Contaminação por mercúrio
Outro ponto essencial diz respeito às populações que vivem na Amazônia e que precisam da ação do Estado para manter sua integridade. O caso mais grave é o dos indígenas, especialmente os yanomami. Enquanto Macron condecorava o cacique Raoni no Pará, os yanomami de Roraima continuavam padecendo sob o impacto da exploração predatória e criminosa que a ausência histórica do Estado estimulou que se fizesse em suas terras. A situação do povo yanomami, até prova em contrário, continua tão grave no governo de Lula quanto estava no governo Bolsonaro e qualquer percepção diferente desta não passará de mera propaganda.
Uma pesquisa divulgada pela Fundação Oswaldo Cruz na semana passada mostrou que exames realizados nos cabelos de 287 yanomamis indicaram que 84% deles tinham seus organismos contaminados por mercúrio — substância tóxica, de uso proibido, mas que é livremente empregado para apuração do ouro nos garimpos ilegais. E mais: 11% desses 287 indivíduos tinham níveis de contaminação elevadíssimos e apresentavam os sintomas mais graves das doenças causadas pelo mercúrio. Essas doenças são diarreia, tremores, inflamação nas gengivas, fraqueza extrema e até demência.

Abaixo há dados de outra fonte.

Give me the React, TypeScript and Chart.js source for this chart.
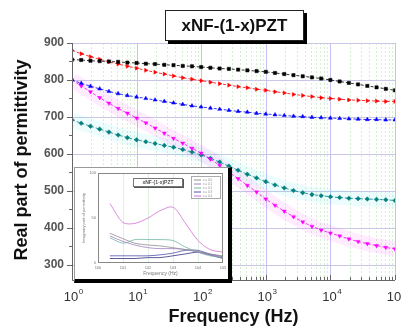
import React, { useEffect, useRef } from 'react';
import { Chart, registerables } from 'chart.js';
Chart.register(...registerables);

// ---------- main chart data ----------
const frequencies = [
  1, 1.389, 1.931, 2.683, 3.728, 5.179, 7.197,
  10, 13.89, 19.31, 26.83, 37.28, 51.79, 71.97,
  100, 138.9, 193.1, 268.3, 372.8, 517.9, 719.7,
  1000, 1389, 1931, 2683, 3728, 5179, 7197,
  10000, 13895, 19307, 26827, 37276, 51795, 71969,
  100000,
];
const seriesBlack = [
  855, 854, 852, 851, 850, 849, 847, 846, 844, 843, 841, 840, 838, 837, 835,
  833, 831, 830, 828, 826, 824, 822, 819, 816, 813, 810, 807, 804, 800,
  796, 792, 788, 784, 780, 776, 772,
];
const seriesRed = [
  880, 871, 863, 856, 849, 843, 837, 832, 826, 821, 816, 811, 806, 802, 798,
  794, 790, 786, 782, 779, 775, 772, 768, 765, 761, 758, 755, 752, 750,
  748, 746, 745, 744, 743, 742, 742,
];
const seriesBlue = [
  800, 791, 783, 776, 769, 763, 758, 754, 750, 746, 742, 738, 734, 730, 727,
  724, 721, 718, 715, 713, 710, 708, 706, 704, 702, 701, 699, 698, 697,
  696, 695, 694, 693, 693, 692, 692,
];
const seriesMagenta = [
  800, 784, 768, 752, 737, 723, 710, 697, 684, 670, 656, 642, 629, 615, 602,
  586, 569, 551, 533, 515, 497, 478, 461, 445, 430, 416, 404, 394, 386,
  378, 370, 363, 357, 352, 347, 343,
];
const seriesTeal = [
  692, 683, 675, 667, 659, 651, 644, 638, 633, 628, 623, 618, 612, 605, 597,
  588, 578, 567, 556, 545, 535, 525, 516, 508, 501, 495, 490, 487, 484,
  482, 480, 479, 478, 477, 476, 474,
];
const seriesNames = ['x = 0.0', 'x = 0.1', 'x = 0.2', 'x = 0.3', 'x = 0.4'];
const yTickValues = [300, 400, 500, 600, 700, 800, 900];
const xTickExponents = [0, 1, 2, 3, 4, 5];
const titleText = 'xNF-(1-x)PZT';
const xTitle = 'Frequency (Hz)';
const yTitle = 'Real part of permittivity';

// ---------- inset data ----------
const insetFrequencies = [3, 10, 30, 100, 300, 1000, 3000, 10000, 30000, 100000];
const insetPink = [66, 45, 44, 50, 58, 62, 45, 25, 15, 12];
const insetGray = [33, 27, 22, 20, 19, 17, 15, 13, 10, 8];
const insetPurple = [30, 24, 20, 17, 16, 16, 15, 12, 9, 6];
const insetTeal = [28, 22, 26, 26, 26, 25, 18, 12, 8, 6];
const insetBlue = [8, 8, 8, 8, 9, 11, 14, 14, 10, 7];
const insetNavy = [5, 5, 5, 6, 6, 8, 10, 12, 9, 5];
const insetYTicks = [0, 50, 100];
const insetYTitle = 'Imaginary part of permittivity';

function pts(xs: number[], ys: number[]) {
  return xs.map((x, i) => ({ x, y: ys[i] }));
}

function drawPow(ctx: CanvasRenderingContext2D, cx: number, y: number, exp: number, size: number, color: string) {
  ctx.save();
  ctx.fillStyle = color;
  ctx.textBaseline = 'middle';
  ctx.textAlign = 'left';
  ctx.font = `${size}px Arial`;
  const w = ctx.measureText('10').width;
  const left = cx - w / 2 - 1;
  ctx.fillText('10', left, y);
  ctx.font = `${Math.round(size * 0.6)}px Arial`;
  ctx.fillText(String(exp), left + w + 0.5, y - size * 0.38);
  ctx.restore();
}

const mainDecor = {
  id: 'mainDecor',
  beforeDatasetsDraw(chart: any) {
    const { ctx, chartArea: a, scales } = chart;
    const xs = scales.x, ys = scales.y;
    ctx.save();
    ctx.lineWidth = 1;
    ctx.strokeStyle = '#d6f0d6';
    ctx.setLineDash([2, 2]);
    for (let d = 0; d < 5; d++) {
      for (let m = 2; m <= 9; m++) {
        const x = Math.round(xs.getPixelForValue(m * Math.pow(10, d))) + 0.5;
        ctx.beginPath(); ctx.moveTo(x, a.top); ctx.lineTo(x, a.bottom); ctx.stroke();
      }
    }
    ctx.setLineDash([]);
    ctx.strokeStyle = '#c2c2f2';
    xTickExponents.forEach((e) => {
      const x = Math.round(xs.getPixelForValue(Math.pow(10, e))) + 0.5;
      ctx.beginPath(); ctx.moveTo(x, a.top); ctx.lineTo(x, a.bottom); ctx.stroke();
    });
    ctx.strokeStyle = '#c8c8e6';
    yTickValues.forEach((v) => {
      const y = Math.round(ys.getPixelForValue(v)) + 0.5;
      ctx.beginPath(); ctx.moveTo(a.left, y); ctx.lineTo(a.right, y); ctx.stroke();
    });
    ctx.restore();
  },
  afterDraw(chart: any) {
    const { ctx, chartArea: a, scales } = chart;
    const xs = scales.x, ys = scales.y;
    ctx.save();
    ctx.strokeStyle = '#666';
    ctx.lineWidth = 1;
    ctx.beginPath();
    ctx.moveTo(a.left + 0.5, a.top); ctx.lineTo(a.left + 0.5, a.bottom + 0.5);
    ctx.lineTo(a.right, a.bottom + 0.5);
    ctx.stroke();
    for (let v = 300; v <= 900; v += 50) {
      const y = Math.round(ys.getPixelForValue(v)) + 0.5;
      const len = v % 100 === 0 ? 5 : 3;
      ctx.beginPath(); ctx.moveTo(a.left - len, y); ctx.lineTo(a.left, y); ctx.stroke();
    }
    for (let d = 0; d <= 5; d++) {
      for (let m = 1; m <= 9; m++) {
        const v = m * Math.pow(10, d);
        if (v > 100000) break;
        const x = Math.round(xs.getPixelForValue(v)) + 0.5;
        const len = m === 1 ? 5 : 3;
        ctx.beginPath(); ctx.moveTo(x, a.bottom); ctx.lineTo(x, a.bottom - len); ctx.stroke();
      }
    }
    ctx.fillStyle = '#555';
    ctx.font = 'bold 12px Arial';
    ctx.textAlign = 'right';
    ctx.textBaseline = 'middle';
    yTickValues.forEach((v) => {
      ctx.fillText(String(v), a.left - 8, ys.getPixelForValue(v));
    });
    xTickExponents.forEach((e) => {
      drawPow(ctx, xs.getPixelForValue(Math.pow(10, e)), a.bottom + 17, e, 13, '#333');
    });
    ctx.fillStyle = '#111';
    ctx.font = 'bold 18px Arial';
    ctx.textAlign = 'center';
    ctx.textBaseline = 'alphabetic';
    ctx.fillText(xTitle, (a.left + a.right) / 2, 322);
    ctx.save();
    ctx.translate(27, 160);
    ctx.rotate(-Math.PI / 2);
    ctx.fillText(yTitle, 0, 0);
    ctx.restore();
    const bx = 165, by = 10, bw = 139, bh = 31;
    ctx.fillStyle = '#000';
    ctx.fillRect(bx + 3, by + 3, bw, bh);
    ctx.fillStyle = '#fff';
    ctx.fillRect(bx, by, bw, bh);
    ctx.strokeStyle = '#222';
    ctx.lineWidth = 1;
    ctx.strokeRect(bx + 0.5, by + 0.5, bw - 1, bh - 1);
    ctx.fillStyle = '#111';
    ctx.font = 'bold 17px Arial';
    ctx.textAlign = 'center';
    ctx.textBaseline = 'middle';
    ctx.fillText(titleText, bx + bw / 2, by + bh / 2 + 1);
    ctx.restore();
  },
};

const insetDecor = {
  id: 'insetDecor',
  beforeDatasetsDraw(chart: any) {
    const { ctx, chartArea: a, scales } = chart;
    const xs = scales.x;
    ctx.save();
    ctx.strokeStyle = '#e0f0e0';
    ctx.lineWidth = 1;
    for (let e = 1; e < 5; e++) {
      const x = Math.round(xs.getPixelForValue(Math.pow(10, e))) + 0.5;
      ctx.beginPath(); ctx.moveTo(x, a.top); ctx.lineTo(x, a.bottom); ctx.stroke();
    }
    ctx.restore();
  },
  afterDraw(chart: any) {
    const { ctx, chartArea: a, scales } = chart;
    const xs = scales.x, ys = scales.y;
    ctx.save();
    ctx.strokeStyle = '#888';
    ctx.lineWidth = 1;
    ctx.strokeRect(a.left + 0.5, a.top + 0.5, a.right - a.left - 1, a.bottom - a.top - 1);
    ctx.fillStyle = '#777';
    ctx.font = '4px Arial';
    ctx.textAlign = 'center';
    ctx.textBaseline = 'top';
    for (let e = 0; e <= 5; e++) {
      const x = xs.getPixelForValue(Math.pow(10, e));
      ctx.fillText('10' + e, x, a.bottom + 3);
    }
    ctx.textAlign = 'right';
    ctx.textBaseline = 'middle';
    insetYTicks.forEach((v) => ctx.fillText(String(v), a.left - 2, ys.getPixelForValue(v)));
    ctx.textAlign = 'center';
    ctx.font = '5px Arial';
    ctx.fillText(xTitle, (a.left + a.right) / 2, a.bottom + 11);
    ctx.save();
    ctx.translate(9, (a.top + a.bottom) / 2);
    ctx.rotate(-Math.PI / 2);
    ctx.font = '4px Arial';
    ctx.fillText(insetYTitle, 0, 0);
    ctx.restore();
    ctx.fillStyle = '#555';
    ctx.fillRect(59, 11, 50, 9);
    ctx.fillStyle = '#fff';
    ctx.fillRect(58, 10, 50, 9);
    ctx.strokeStyle = '#777';
    ctx.strokeRect(58.5, 10.5, 49, 8);
    ctx.fillStyle = '#555';
    ctx.font = 'bold 5px Arial';
    ctx.fillText(titleText, 83, 15);
    ctx.fillStyle = '#fff';
    ctx.fillRect(116, 8, 30, 23);
    ctx.strokeStyle = '#aaa';
    ctx.strokeRect(116.5, 8.5, 29, 22);
    const cols = ['#909090', '#a080c0', '#70b8a8', '#5050b0', '#d070d0'];
    ctx.font = '3px Arial';
    ctx.textAlign = 'left';
    cols.forEach((c, i) => {
      const y = 12 + i * 4;
      ctx.strokeStyle = c;
      ctx.beginPath(); ctx.moveTo(119, y); ctx.lineTo(126, y); ctx.stroke();
      ctx.fillStyle = '#888';
      ctx.fillText(seriesNames[i], 128, y);
    });
    ctx.restore();
  },
};

export default function App() {
  const mainRef = useRef<HTMLCanvasElement>(null);
  const insetRef = useRef<HTMLCanvasElement>(null);

  useEffect(() => {
    const mk = (label: string, data: number[], color: string, style: string, rotation: number) => ({
      label,
      data: pts(frequencies, data),
      borderColor: color,
      backgroundColor: color,
      borderWidth: 0.8,
      borderDash: [3, 2],
      pointStyle: style,
      pointRotation: rotation,
      pointRadius: 2.3,
      pointBorderWidth: 0.5,
      pointBackgroundColor: color,
      pointBorderColor: color,
      order: 0,
    });
    const band = (data: number[], color: string) => ({
      label: 'band',
      data: pts(frequencies, data),
      borderColor: color,
      borderWidth: 15,
      pointRadius: 0,
      order: 10,
    });
    const main = new Chart(mainRef.current!, {
      type: 'line',
      data: {
        datasets: [
          mk(seriesNames[0], seriesBlack, '#000000', 'rect', 0),
          mk(seriesNames[1], seriesRed, '#ff0000', 'triangle', 90),
          mk(seriesNames[2], seriesBlue, '#0000ff', 'triangle', 0),
          mk(seriesNames[3], seriesMagenta, '#ff00ff', 'triangle', 180),
          mk(seriesNames[4], seriesTeal, '#008080', 'rectRot', 0),
          band(seriesMagenta, 'rgba(255,0,255,0.07)'),
          band(seriesTeal, 'rgba(0,220,220,0.07)'),
        ] as any,
      },
      options: {
        animation: false,
        responsive: false,
        layout: { padding: { left: 72, right: 6, top: 43, bottom: 50 } },
        scales: {
          x: { type: 'logarithmic', min: 1, max: 100000, display: false },
          y: { type: 'linear', min: 259, max: 900, display: false },
        },
        plugins: { legend: { display: false }, tooltip: { enabled: false } },
      } as any,
      plugins: [mainDecor],
    });

    const ln = (data: number[], color: string) => ({
      data: pts(insetFrequencies, data),
      borderColor: color,
      borderWidth: 0.8,
      pointRadius: 0,
      tension: 0.3,
    });
    const inset = new Chart(insetRef.current!, {
      type: 'line',
      data: {
        datasets: [
          ln(insetPink, '#d070d0'),
          ln(insetGray, '#909090'),
          ln(insetPurple, '#a080c0'),
          ln(insetTeal, '#70b8a8'),
          ln(insetBlue, '#5050b0'),
          ln(insetNavy, '#303080'),
        ] as any,
      },
      options: {
        animation: false,
        responsive: false,
        layout: { padding: { left: 23, right: 5, top: 5, bottom: 16 } },
        scales: {
          x: { type: 'logarithmic', min: 1, max: 100000, display: false },
          y: { type: 'linear', min: 0, max: 100, display: false },
        },
        plugins: { legend: { display: false }, tooltip: { enabled: false } },
      } as any,
      plugins: [insetDecor],
    });
    return () => {
      main.destroy();
      inset.destroy();
    };
  }, []);

  return (
    <div style={{ position: 'absolute', left: 0, top: 0, width: 401, height: 330, background: '#fff' }}>
      <canvas ref={mainRef} width={401} height={330} style={{ position: 'absolute', left: 0, top: 0, width: 401, height: 330 }} />
      <div
        style={{
          position: 'absolute',
          left: 74,
          top: 167,
          width: 153,
          height: 111,
          background: '#fff',
          borderTop: '1px solid #999',
          borderLeft: '1px solid #999',
          borderRight: '4px solid #000',
          borderBottom: '4px solid #000',
          boxSizing: 'content-box',
        }}
      >
        <canvas ref={insetRef} width={153} height={111} style={{ display: 'block', width: 153, height: 111 }} />
      </div>
    </div>
  );
}
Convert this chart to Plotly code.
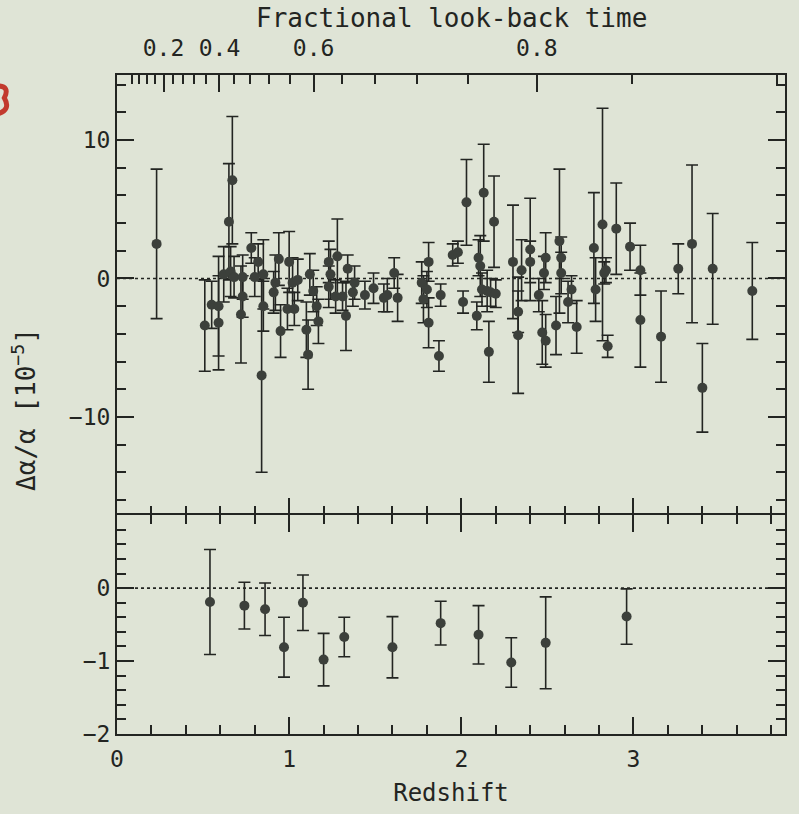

Este é o ponto que deve ser trazido para o centro da agenda. É inconcebível que, em pleno século 21, seres humanos vulneráveis, como é o caso dos yanomamis e de outras nações indígenas, continuem expostos aos riscos causados pela omissão de quem tem a obrigação de protegê-los. Enquanto eles não forem postos em primeiro lugar nem contarem com a atenção de quem posa de defensor da floresta, mas que muda de ideia quando isso beneficia seus interesses, todo o discurso preservacionista em relação àquela região extensa, rica e vulnerável será inútil e não passará de mais uma das muitas lendas e mistérios da Amazônia.